▶ [Available records]:
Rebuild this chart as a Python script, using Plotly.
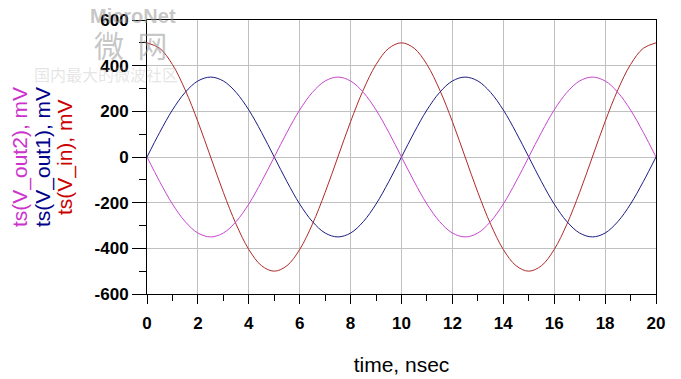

...

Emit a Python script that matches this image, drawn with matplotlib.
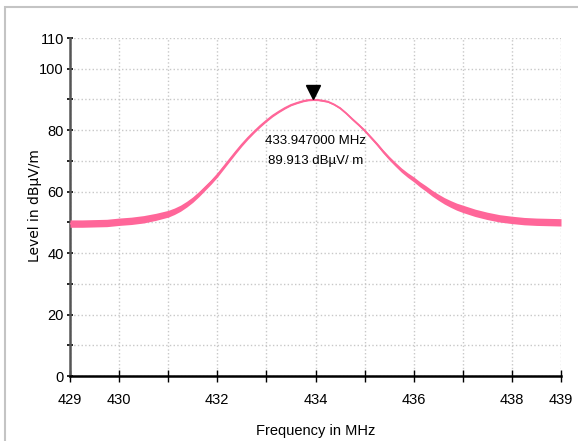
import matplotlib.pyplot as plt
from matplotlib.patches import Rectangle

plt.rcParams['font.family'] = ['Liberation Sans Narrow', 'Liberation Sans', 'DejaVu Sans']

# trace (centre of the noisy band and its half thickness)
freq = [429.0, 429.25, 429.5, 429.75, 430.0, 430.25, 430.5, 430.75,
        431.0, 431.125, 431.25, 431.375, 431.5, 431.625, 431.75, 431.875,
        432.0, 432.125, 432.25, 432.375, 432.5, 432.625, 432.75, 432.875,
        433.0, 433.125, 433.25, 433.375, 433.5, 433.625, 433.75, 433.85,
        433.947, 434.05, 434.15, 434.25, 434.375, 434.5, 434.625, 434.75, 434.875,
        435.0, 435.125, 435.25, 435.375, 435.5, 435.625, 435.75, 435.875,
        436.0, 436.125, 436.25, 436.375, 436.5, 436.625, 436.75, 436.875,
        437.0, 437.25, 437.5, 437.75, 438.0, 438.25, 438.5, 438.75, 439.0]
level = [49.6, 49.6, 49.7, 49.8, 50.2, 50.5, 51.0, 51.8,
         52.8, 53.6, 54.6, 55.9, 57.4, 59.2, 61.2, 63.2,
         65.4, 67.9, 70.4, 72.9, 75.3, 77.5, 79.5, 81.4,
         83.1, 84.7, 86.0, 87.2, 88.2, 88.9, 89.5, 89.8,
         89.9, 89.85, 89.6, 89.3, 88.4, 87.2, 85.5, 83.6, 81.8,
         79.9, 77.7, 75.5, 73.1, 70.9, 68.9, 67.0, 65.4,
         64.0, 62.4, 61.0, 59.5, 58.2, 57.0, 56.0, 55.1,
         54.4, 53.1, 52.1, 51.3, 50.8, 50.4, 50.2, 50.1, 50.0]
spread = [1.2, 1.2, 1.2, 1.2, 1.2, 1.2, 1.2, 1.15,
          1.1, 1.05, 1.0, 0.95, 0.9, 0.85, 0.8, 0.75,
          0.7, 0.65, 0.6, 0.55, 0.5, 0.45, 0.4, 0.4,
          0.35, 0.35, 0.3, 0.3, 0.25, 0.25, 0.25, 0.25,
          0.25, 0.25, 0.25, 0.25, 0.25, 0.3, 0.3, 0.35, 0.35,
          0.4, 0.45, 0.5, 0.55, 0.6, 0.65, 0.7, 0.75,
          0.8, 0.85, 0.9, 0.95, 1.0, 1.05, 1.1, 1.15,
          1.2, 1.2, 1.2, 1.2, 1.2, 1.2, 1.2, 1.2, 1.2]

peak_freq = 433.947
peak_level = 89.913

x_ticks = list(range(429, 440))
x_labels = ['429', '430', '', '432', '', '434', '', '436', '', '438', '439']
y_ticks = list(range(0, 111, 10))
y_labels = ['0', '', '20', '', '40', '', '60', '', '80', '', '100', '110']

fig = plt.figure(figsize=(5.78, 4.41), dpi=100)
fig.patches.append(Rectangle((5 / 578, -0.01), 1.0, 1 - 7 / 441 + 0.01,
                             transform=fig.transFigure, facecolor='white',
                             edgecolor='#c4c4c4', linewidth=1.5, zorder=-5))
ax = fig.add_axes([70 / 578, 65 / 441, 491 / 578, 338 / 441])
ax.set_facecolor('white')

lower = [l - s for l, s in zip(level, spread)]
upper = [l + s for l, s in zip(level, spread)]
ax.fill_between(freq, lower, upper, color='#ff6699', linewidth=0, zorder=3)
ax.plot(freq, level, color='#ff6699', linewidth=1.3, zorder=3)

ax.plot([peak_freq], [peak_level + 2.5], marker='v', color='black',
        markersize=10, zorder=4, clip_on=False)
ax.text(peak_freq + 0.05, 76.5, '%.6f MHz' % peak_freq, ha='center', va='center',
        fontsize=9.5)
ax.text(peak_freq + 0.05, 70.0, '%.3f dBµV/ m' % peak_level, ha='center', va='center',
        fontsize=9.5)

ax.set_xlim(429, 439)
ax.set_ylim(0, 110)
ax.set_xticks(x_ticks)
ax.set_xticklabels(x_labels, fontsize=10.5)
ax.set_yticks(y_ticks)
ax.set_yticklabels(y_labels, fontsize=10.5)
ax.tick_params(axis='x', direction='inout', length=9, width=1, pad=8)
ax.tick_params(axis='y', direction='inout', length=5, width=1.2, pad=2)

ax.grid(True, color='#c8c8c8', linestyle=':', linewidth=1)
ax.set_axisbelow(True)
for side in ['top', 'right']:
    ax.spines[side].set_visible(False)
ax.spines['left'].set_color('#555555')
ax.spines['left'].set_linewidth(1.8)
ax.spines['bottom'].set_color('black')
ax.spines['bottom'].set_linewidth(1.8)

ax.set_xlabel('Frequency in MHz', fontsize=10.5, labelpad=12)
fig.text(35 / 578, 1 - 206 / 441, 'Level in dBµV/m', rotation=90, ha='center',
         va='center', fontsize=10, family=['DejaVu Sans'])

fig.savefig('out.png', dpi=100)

▶ [Your objective]: Both the line with "Emit a Python" and the line with "plt.rcParams['font.family'] = ['Liberation" belong in the copy, along with every line between them; set them down exactly and skip the pictures.

▶ [The response]:
Emit a Python script that matches this image, drawn with matplotlib.
import matplotlib.pyplot as plt
from matplotlib.patches import Rectangle

plt.rcParams['font.family'] = ['Liberation Sans Narrow', 'Liberation Sans', 'DejaVu Sans']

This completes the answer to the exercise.